More on Venice's new "Palazzo del Cinema" (and the fate of "the Phoenix"?)

An update from last week's newsflash about Venice's plans for a new "Palazzo del Cinema," this one from Variety.com: "New nest for Venice fest"!

I understand better now the motivations... Although the lack of national funding may continue to plague their plans, considering that the city likewise spent millions (at least some of which was privately raised) to reconstruct the eighteenth-century La Fenice (meaning "The Phoenix") opera house, burned to the ground in 1996 because of a really stupid case of arson (recounted in the new bestseller by John Berendt, author of Midnight in the Garden of Good and Evil, called The City of Falling Angels... not to mention the catastrophic urban planning which drained most if not all of the canals nearby for dredging, effectively cutting the structure off from emergency services, as you can see here in this incredible photo!)

But the current lack of Italian national government funding for the arts has caused the opera company there to cancel two productions scheduled for the upcoming season, so you have a splendidly-reconstructed building which is often standing unused!
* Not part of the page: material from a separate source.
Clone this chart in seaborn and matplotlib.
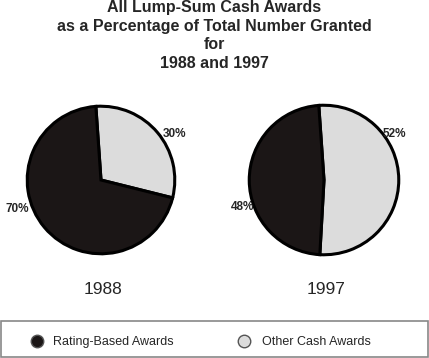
import matplotlib
matplotlib.use("Agg")
import matplotlib.pyplot as plt
import seaborn as sns
from matplotlib.lines import Line2D
from matplotlib.patches import Rectangle

sns.set_style("white")
plt.rcParams['font.family'] = ['Liberation Sans', 'DejaVu Sans']

# data
years = ["1988", "1997"]
categories = ["Rating-Based Awards", "Other Cash Awards"]
rating_based = [70, 48]
other_cash = [30, 52]
title_lines = ["All Lump-Sum Cash Awards", "as a Percentage of Total Number Granted",
               "for", "1988 and 1997"]

dark = "#1b1616"
light = "#dcdcdc"

fig = plt.figure(figsize=(4.29, 3.58), dpi=100)
W, H = 429, 358

# title, one line at a time (pixel baselines)
for line, base in zip(title_lines, [12, 30.5, 49, 68.5]):
    fig.text(0.5, 1 - base / H, line, ha="center", va="baseline",
             fontsize=11.5, fontweight="bold")

# pie placement (pixels): center x, center y, radius
pies = [(101, 180, 76), (324, 180, 77)]
# label offsets in pie radius units (other, rating)
label_pos = [((1.0, 0.62), (-1.13, -0.39)), ((0.94, 0.61), (-1.09, -0.36))]

for i, (cx, cy, r) in enumerate(pies):
    ax = fig.add_axes([(cx - r) / W, (H - cy - r) / H, 2 * r / W, 2 * r / H])
    ax.pie([other_cash[i], rating_based[i]], colors=[light, dark], startangle=94,
           counterclock=False, radius=1,
           wedgeprops=dict(edgecolor="black", linewidth=2.2))
    ax.set_xlim(-1.03, 1.03)
    ax.set_ylim(-1.03, 1.03)
    ax.set_aspect("equal")
    ax.axis("off")
    (ox, oy), (rx, ry) = label_pos[i]
    ax.text(ox, oy, f"{other_cash[i]}%", ha="center", va="center",
            fontsize=8.5, fontweight="bold", clip_on=False)
    ax.text(rx, ry, f"{rating_based[i]}%", ha="center", va="center",
            fontsize=8.5, fontweight="bold", clip_on=False)
    fig.text((cx + 2) / W, 1 - 290 / H, years[i], ha="center", va="center", fontsize=12.5)

# legend frame
fig.patches.append(Rectangle((1 / W, 1.5 / H), 427 / W, 35.5 / H, transform=fig.transFigure,
                             fill=False, edgecolor="#888888", linewidth=1.2))
face = [dark, light]
marker_x = [37, 244]
pads = [0.78, 0.94]
for name, fc, mx, pad in zip(categories, face, marker_x, pads):
    h = Line2D([], [], marker="o", linestyle="", markersize=9,
               markerfacecolor=fc, markeredgecolor="#555555")
    fig.legend([h], [name], loc="center left",
               bbox_to_anchor=((mx - 6.25) / W, 1 - 342 / H),
               fontsize=9, frameon=False, handlelength=1.0,
               handletextpad=pad, borderaxespad=0, borderpad=0)

fig.savefig("out.png", dpi=100)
A protest banner hanging from the front of the Fenice puts it something like this: "From the ashes you can arise. From ignorance, no."

Considering that the arts and culture are practically like ubiquitous "natural resources" for Italy, we can only hope that the national government realizes that any economic recovery should include considered maintenance of the country's ancient belle arti, before they fall into oblivion!